The idea is that small changes in retail demand amplify into big swings up the supply chain. In this case, it’s a beer supply chain. The small perturbations in retail demand create a whip-like effect upstream. The brewer’s orders whipsaw up and down as retailers and the rest over-order and then under-order.

This will happen in many different industries. The net result is unpredictability. The volatility is going to sow doubt in investors’ minds. That will slow investment and lower valuations in public markets.

Monetary Policy
I interpret the Fed’s recent 0.5% rate cut as a way to maintain consumer confidence and maintain consumer spending to smooth out demand variance. Consumer confidence is important because consumer spending is driving most of the projected growth in GDP in the US in 2020.

With a projected 0.2% monthly increase straightlined for the rest of 2020, that implies about a 2.4% GDP growth. Before the coronavirus, the Fed was already projecting GDP growth of less than 2.0%, so consumer spending is critical.

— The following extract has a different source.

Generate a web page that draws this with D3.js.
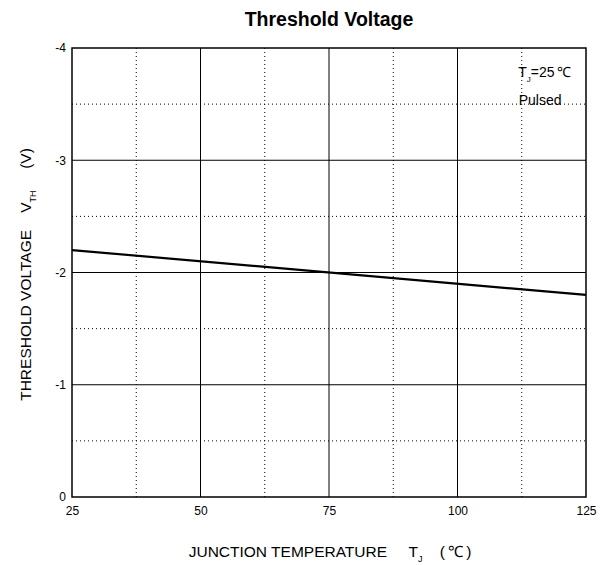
<!DOCTYPE html>
<html>
<head>
<meta charset="utf-8">
<script src="https://cdn.jsdelivr.net/npm/d3@7"></script>
<style>
  body { margin: 0; background: #fff; }
  text { font-family: "Liberation Sans", Arial, sans-serif; fill: #000; }
</style>
</head>
<body>
<div id="chart"></div>
<script>
// Chart data
const tempValues = [25, 125];            // junction temperature (°C)
const vthValues = [-2.2, -1.8];          // threshold voltage (V)
const xMajorTicks = [25, 50, 75, 100, 125];
const xMinorTicks = [37.5, 62.5, 87.5, 112.5];
const yMajorTicks = [0, -1, -2, -3, -4];
const yMinorTicks = [-0.5, -1.5, -2.5, -3.5];

const W = 613, H = 565;
const margin = { top: 48, right: 27, bottom: 68, left: 72 };
const width = W - margin.left - margin.right;
const height = H - margin.top - margin.bottom;

const svg = d3.select("#chart").append("svg")
    .attr("width", W)
    .attr("height", H);

const g = svg.append("g")
    .attr("transform", `translate(${margin.left},${margin.top})`);

const x = d3.scaleLinear().domain([25, 125]).range([0, width]);
const y = d3.scaleLinear().domain([0, -4]).range([height, 0]);

// --- grid ---
g.selectAll(".xminor").data(xMinorTicks).enter().append("line")
    .attr("x1", d => x(d)).attr("x2", d => x(d))
    .attr("y1", 0).attr("y2", height)
    .attr("stroke", "#000").attr("stroke-width", 1)
    .attr("stroke-dasharray", "1,3");

g.selectAll(".yminor").data(yMinorTicks).enter().append("line")
    .attr("x1", 0).attr("x2", width)
    .attr("y1", d => y(d)).attr("y2", d => y(d))
    .attr("stroke", "#000").attr("stroke-width", 1)
    .attr("stroke-dasharray", "1,3");

g.selectAll(".xmajor").data(xMajorTicks.slice(1, -1)).enter().append("line")
    .attr("x1", d => x(d)).attr("x2", d => x(d))
    .attr("y1", 0).attr("y2", height)
    .attr("stroke", "#000").attr("stroke-width", 1);

g.selectAll(".ymajor").data(yMajorTicks.slice(1, -1)).enter().append("line")
    .attr("x1", 0).attr("x2", width)
    .attr("y1", d => y(d)).attr("y2", d => y(d))
    .attr("stroke", "#000").attr("stroke-width", 1);

// frame
g.append("rect")
    .attr("x", 0).attr("y", 0)
    .attr("width", width).attr("height", height)
    .attr("fill", "none").attr("stroke", "#000").attr("stroke-width", 1.5);

// --- axes (labels only) ---
const xAxis = g.append("g")
    .attr("transform", `translate(0,${height})`)
    .call(d3.axisBottom(x).tickValues(xMajorTicks).tickSize(0).tickPadding(9));
const yAxis = g.append("g")
    .call(d3.axisLeft(y).tickValues(yMajorTicks).tickSize(0).tickPadding(6).tickFormat(d => String(d)));
[xAxis, yAxis].forEach(a => {
    a.select(".domain").remove();
    a.selectAll("text")
        .attr("fill", "#000")
        .style("font-size", "12px")
        .style("font-family", "'Liberation Sans', Arial, sans-serif");
});

// --- data line ---
const line = d3.line().x((d, i) => x(tempValues[i])).y(d => y(d));
g.append("path")
    .datum(vthValues)
    .attr("d", line)
    .attr("fill", "none")
    .attr("stroke", "#000")
    .attr("stroke-width", 2.2);

// --- annotation ---
const note = g.append("text")
    .attr("x", x(111.8)).attr("y", y(-3.74))
    .style("font-size", "14px");
note.append("tspan").text("T");
note.append("tspan").attr("dy", 5).style("font-size", "8px").text("J");
note.append("tspan").attr("dy", -5).text("=25\u2009℃");

g.append("text")
    .attr("x", x(111.9)).attr("y", y(-3.49))
    .style("font-size", "14px")
    .text("Pulsed");

// --- titles ---
svg.append("text")
    .attr("x", margin.left + width / 2).attr("y", 26)
    .attr("text-anchor", "middle")
    .style("font-size", "19.5px").style("font-weight", "bold")
    .text("Threshold Voltage");

const xt = svg.append("text")
    .attr("x", margin.left + width / 2 + 1).attr("y", 557)
    .attr("text-anchor", "middle")
    .style("font-size", "15.5px");
xt.append("tspan").text("JUNCTION TEMPERATURE\u00a0\u00a0\u00a0\u00a0\u00a0T");
xt.append("tspan").attr("dy", 5).style("font-size", "9px").text("J");
xt.append("tspan").attr("dy", -5).text("\u00a0\u00a0\u00a0\u00a0(\u2009℃\u2009)");

const yt = svg.append("text")
    .attr("transform", `translate(31,${margin.top + height / 2 + 2}) rotate(-90)`)
    .attr("text-anchor", "middle")
    .style("font-size", "15.5px");
yt.append("tspan").text("THRESHOLD VOLTAGE\u00a0\u00a0\u00a0\u00a0V");
yt.append("tspan").attr("dy", 5).style("font-size", "9px").text("TH");
yt.append("tspan").attr("dy", -5).text("\u00a0\u00a0\u00a0\u00a0\u00a0(V)");
</script>
</body>
</html>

As a counterpoint, business spending was soft at the end of last year and this uncertainty won’t help. So we should expect lower GDP in the US than we’re projecting. This will again pressure the public markets.

Outlook Ultimately, the more we can smooth any shocks and discontinuities, the better the overall economy will be because we won’t be subject to as great of a whip effect. The challenge is that each business will act independently. They may reduce their spending in small ways that cumulatively engender large swings.

I’m hopeful that the volatility we’re seeing today will subside quickly. For this quarter, it’s prudent to construct a more conservative plan and establish those leading indicators that trigger a switch to it.